|
|
Better Morals Make Better Maids: Tohono O’odham Women between Worlds
| “Better morals make better maids” so wrote Minnie M. Estabrook, a Bureau of Indian Affairs Outing Matron working with the Tohono O’odham in Arizona in 1914. But whose morals and to what ends? As the twentieth century approached, the curriculum for female students BIA schools focused less and less on academics and more and more on the production of suitable servants for middle class white households. Both the homes of Outing Matrons and middle class whites were to serve as models for Tohono O’odham acculturation, but an acculturation that understood that the Tohono O’odham were naturally less capable than their white middle class brethren.
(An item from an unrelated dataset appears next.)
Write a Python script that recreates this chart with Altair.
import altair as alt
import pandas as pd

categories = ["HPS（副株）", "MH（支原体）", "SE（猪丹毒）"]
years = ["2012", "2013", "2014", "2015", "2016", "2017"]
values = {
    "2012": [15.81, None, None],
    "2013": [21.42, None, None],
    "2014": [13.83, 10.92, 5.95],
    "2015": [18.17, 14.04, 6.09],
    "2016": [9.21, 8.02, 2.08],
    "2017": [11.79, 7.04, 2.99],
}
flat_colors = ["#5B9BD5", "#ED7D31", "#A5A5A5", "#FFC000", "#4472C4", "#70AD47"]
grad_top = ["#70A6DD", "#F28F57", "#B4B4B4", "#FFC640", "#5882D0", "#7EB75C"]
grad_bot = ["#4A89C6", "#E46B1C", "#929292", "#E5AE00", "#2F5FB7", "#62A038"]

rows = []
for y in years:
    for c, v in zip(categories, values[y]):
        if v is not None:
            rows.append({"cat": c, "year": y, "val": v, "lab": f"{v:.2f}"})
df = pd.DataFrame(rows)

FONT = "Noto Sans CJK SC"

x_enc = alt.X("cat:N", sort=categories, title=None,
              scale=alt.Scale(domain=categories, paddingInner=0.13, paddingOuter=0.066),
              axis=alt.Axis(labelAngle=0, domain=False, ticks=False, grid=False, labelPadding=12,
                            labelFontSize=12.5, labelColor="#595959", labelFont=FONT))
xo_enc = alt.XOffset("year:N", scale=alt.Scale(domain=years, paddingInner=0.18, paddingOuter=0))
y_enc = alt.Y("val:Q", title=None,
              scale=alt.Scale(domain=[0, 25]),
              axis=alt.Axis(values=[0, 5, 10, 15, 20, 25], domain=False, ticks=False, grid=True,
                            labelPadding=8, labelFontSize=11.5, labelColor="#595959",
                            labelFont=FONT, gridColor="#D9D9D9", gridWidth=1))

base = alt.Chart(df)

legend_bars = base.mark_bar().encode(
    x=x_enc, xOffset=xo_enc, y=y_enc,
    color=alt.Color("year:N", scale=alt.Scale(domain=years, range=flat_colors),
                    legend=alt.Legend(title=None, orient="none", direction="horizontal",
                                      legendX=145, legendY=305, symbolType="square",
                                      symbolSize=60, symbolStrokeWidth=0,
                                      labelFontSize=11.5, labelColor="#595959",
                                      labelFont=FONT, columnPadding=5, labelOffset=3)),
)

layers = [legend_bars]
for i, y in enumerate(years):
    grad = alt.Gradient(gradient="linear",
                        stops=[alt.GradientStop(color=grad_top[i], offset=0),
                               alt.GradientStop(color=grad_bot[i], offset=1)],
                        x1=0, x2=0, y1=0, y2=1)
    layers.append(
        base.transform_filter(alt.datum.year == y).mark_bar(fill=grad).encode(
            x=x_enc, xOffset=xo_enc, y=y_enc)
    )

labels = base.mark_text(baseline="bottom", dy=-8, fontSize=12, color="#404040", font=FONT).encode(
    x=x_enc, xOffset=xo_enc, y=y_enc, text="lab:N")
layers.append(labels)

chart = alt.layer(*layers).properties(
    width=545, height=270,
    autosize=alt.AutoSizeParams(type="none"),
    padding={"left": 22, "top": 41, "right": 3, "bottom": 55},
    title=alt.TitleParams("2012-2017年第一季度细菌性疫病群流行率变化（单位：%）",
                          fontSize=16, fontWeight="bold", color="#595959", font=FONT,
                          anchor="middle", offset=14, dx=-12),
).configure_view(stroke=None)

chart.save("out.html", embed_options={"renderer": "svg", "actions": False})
Furthermore, Outing Matrons also saw their role as one of protecting naïve Tohono O’odham girls from exposure to the wrong sorts of people, especially Mexicans and lower class whites, and their backward cultures. This paper examines the experiences of female Tohono O’odham day school graduates who entered the homes of middle class whites in the early twentieth century and the attempts by BIA officials to arrange marriages for those maids who became pregnant. In doing so, it explores the ways in which they resisted the assimilative goals of their white benefactors even as they sought out their help in attaining paid work in affluent white homes. It also scrutinizes their continued involvement in the very Mexican, Catholic, and Tohono O’odham cultural practices from which Outing Matrons were trying to glean them.